Return the lines below exactly, from the first line to the line that contains "0.99, 0.42, 0.14]". Leave out pictures.
________________________________________
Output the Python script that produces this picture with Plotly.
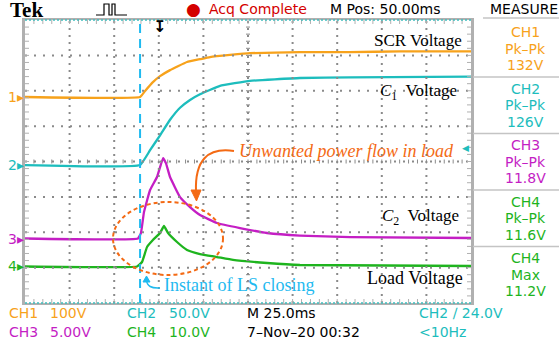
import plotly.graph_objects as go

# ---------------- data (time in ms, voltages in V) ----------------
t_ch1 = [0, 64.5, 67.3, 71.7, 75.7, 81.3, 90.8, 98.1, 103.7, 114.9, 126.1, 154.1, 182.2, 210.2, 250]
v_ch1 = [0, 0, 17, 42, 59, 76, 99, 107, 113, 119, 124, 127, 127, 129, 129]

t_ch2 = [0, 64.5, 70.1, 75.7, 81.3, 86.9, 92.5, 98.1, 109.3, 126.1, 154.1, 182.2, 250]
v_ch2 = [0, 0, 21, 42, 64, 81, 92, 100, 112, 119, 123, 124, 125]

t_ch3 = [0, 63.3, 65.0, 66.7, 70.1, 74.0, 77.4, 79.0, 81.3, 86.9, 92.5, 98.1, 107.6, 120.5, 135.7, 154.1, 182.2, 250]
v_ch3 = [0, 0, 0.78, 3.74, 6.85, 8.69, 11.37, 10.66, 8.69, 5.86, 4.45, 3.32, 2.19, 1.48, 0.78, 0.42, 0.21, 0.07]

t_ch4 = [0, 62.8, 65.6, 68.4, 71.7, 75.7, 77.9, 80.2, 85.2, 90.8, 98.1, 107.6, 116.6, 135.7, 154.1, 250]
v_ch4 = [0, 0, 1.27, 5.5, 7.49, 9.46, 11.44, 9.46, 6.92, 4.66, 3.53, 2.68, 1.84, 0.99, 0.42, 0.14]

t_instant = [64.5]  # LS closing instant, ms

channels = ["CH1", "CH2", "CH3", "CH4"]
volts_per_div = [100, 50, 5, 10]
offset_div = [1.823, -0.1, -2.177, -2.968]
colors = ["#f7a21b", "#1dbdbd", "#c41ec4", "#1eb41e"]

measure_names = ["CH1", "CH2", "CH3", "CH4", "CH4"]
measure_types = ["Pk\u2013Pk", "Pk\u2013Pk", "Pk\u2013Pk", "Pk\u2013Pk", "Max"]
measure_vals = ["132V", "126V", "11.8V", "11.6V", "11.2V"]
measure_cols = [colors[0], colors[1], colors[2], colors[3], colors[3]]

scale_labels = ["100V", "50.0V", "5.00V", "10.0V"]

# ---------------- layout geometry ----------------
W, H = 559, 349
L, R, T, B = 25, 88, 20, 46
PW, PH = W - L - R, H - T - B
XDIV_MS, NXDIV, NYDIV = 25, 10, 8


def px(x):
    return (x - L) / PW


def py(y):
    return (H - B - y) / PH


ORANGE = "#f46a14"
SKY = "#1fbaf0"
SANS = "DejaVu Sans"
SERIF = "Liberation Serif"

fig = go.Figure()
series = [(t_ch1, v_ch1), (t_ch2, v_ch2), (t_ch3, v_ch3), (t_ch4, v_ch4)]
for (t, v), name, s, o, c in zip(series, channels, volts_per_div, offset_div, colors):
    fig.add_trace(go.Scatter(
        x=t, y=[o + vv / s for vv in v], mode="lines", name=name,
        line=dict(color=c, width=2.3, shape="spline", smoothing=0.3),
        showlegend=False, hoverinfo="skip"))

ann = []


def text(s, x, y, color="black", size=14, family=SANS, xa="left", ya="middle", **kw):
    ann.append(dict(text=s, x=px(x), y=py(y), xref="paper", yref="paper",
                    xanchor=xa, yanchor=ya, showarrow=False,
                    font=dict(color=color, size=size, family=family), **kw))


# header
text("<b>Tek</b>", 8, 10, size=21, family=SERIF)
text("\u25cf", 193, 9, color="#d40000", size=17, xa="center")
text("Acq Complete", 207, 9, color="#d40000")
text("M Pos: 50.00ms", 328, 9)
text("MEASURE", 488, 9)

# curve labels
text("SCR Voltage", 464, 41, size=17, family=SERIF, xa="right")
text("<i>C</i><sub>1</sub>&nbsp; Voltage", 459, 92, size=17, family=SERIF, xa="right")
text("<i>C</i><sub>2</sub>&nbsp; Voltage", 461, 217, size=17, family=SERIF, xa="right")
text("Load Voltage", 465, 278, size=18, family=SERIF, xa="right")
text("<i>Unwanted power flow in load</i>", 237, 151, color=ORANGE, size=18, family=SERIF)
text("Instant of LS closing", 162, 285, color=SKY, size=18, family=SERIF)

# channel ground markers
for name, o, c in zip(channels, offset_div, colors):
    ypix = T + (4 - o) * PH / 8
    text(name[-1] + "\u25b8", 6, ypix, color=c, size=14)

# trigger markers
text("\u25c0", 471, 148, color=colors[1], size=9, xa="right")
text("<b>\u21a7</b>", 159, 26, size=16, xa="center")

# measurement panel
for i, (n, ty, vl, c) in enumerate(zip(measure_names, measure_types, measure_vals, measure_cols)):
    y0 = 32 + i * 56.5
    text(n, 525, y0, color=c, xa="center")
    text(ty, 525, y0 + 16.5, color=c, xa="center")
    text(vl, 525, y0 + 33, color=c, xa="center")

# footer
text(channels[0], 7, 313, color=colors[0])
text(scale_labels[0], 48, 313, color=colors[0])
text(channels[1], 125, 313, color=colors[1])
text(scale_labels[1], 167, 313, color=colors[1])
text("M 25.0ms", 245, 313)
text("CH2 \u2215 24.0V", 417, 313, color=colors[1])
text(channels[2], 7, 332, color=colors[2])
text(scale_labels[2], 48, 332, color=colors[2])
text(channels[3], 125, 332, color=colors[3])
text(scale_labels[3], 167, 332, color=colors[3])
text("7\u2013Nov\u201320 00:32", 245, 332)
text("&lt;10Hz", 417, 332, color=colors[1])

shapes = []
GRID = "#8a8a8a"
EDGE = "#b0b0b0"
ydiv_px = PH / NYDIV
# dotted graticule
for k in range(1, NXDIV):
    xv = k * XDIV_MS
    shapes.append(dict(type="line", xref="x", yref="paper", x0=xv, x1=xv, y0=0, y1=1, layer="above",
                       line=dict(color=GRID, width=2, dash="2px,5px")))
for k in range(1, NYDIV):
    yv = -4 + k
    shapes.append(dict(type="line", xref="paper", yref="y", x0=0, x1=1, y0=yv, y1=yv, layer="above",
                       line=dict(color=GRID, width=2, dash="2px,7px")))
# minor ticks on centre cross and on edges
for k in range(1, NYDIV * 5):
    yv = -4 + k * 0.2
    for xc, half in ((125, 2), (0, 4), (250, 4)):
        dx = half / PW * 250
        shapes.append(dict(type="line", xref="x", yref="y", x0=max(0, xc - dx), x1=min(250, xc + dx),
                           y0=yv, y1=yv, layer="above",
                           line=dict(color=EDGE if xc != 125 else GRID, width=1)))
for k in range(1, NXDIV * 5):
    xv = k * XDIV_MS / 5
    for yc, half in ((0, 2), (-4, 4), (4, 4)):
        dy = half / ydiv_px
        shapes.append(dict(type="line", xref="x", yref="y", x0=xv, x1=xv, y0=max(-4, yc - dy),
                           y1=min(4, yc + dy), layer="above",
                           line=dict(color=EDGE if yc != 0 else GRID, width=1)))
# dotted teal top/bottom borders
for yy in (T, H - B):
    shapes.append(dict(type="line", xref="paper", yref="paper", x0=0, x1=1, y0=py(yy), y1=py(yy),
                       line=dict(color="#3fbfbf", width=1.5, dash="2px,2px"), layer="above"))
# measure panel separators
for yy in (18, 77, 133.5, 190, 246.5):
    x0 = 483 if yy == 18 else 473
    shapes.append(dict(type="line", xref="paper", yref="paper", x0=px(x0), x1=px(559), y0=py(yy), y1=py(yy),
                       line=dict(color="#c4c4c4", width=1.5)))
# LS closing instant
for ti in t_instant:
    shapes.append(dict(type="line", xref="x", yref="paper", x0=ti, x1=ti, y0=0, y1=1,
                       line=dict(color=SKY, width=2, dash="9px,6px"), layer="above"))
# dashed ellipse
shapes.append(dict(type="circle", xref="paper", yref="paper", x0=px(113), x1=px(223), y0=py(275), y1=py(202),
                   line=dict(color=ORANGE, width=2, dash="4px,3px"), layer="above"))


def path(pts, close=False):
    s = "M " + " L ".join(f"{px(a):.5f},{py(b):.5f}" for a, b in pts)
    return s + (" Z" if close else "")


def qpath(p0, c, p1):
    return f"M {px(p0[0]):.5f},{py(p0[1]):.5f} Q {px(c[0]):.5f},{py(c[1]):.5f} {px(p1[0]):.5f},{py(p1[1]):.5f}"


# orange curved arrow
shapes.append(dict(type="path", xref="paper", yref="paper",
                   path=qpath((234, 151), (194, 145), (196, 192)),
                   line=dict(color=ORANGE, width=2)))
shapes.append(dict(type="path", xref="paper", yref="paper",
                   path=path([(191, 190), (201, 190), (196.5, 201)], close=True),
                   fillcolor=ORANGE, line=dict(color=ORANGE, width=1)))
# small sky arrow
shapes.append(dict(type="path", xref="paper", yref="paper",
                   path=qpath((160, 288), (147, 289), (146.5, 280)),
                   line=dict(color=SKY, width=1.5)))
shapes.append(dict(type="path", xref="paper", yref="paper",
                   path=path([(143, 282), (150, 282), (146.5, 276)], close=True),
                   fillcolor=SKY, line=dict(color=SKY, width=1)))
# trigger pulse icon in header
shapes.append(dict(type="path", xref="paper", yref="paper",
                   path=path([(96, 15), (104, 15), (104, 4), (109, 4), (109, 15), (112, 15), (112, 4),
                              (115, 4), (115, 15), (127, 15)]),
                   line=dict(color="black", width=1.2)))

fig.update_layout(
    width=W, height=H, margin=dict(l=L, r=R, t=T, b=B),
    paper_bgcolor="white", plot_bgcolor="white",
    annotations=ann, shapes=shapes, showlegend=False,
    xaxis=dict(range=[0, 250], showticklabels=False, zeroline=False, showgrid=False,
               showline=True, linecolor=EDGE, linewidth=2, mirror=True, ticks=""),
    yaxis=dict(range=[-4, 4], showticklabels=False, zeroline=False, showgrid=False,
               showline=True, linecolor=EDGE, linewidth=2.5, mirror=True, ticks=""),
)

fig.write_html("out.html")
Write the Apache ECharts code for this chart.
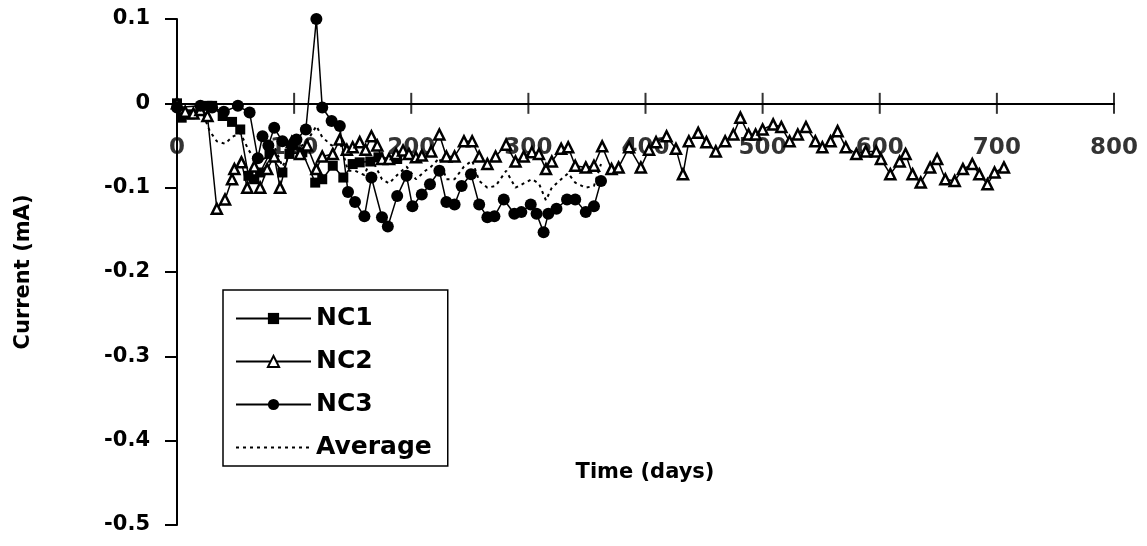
________________________________________
● Correct response:
Output the Python script that produces this picture with Plotly.
import plotly.graph_objects as go

# ---------------- data (time in ms, voltages in V) ----------------
t_ch1 = [0, 64.5, 67.3, 71.7, 75.7, 81.3, 90.8, 98.1, 103.7, 114.9, 126.1, 154.1, 182.2, 210.2, 250]
v_ch1 = [0, 0, 17, 42, 59, 76, 99, 107, 113, 119, 124, 127, 127, 129, 129]

t_ch2 = [0, 64.5, 70.1, 75.7, 81.3, 86.9, 92.5, 98.1, 109.3, 126.1, 154.1, 182.2, 250]
v_ch2 = [0, 0, 21, 42, 64, 81, 92, 100, 112, 119, 123, 124, 125]

t_ch3 = [0, 63.3, 65.0, 66.7, 70.1, 74.0, 77.4, 79.0, 81.3, 86.9, 92.5, 98.1, 107.6, 120.5, 135.7, 154.1, 182.2, 250]
v_ch3 = [0, 0, 0.78, 3.74, 6.85, 8.69, 11.37, 10.66, 8.69, 5.86, 4.45, 3.32, 2.19, 1.48, 0.78, 0.42, 0.21, 0.07]

t_ch4 = [0, 62.8, 65.6, 68.4, 71.7, 75.7, 77.9, 80.2, 85.2, 90.8, 98.1, 107.6, 116.6, 135.7, 154.1, 250]
v_ch4 = [0, 0, 1.27, 5.5, 7.49, 9.46, 11.44, 9.46, 6.92, 4.66, 3.53, 2.68, 1.84, 0.99, 0.42, 0.14]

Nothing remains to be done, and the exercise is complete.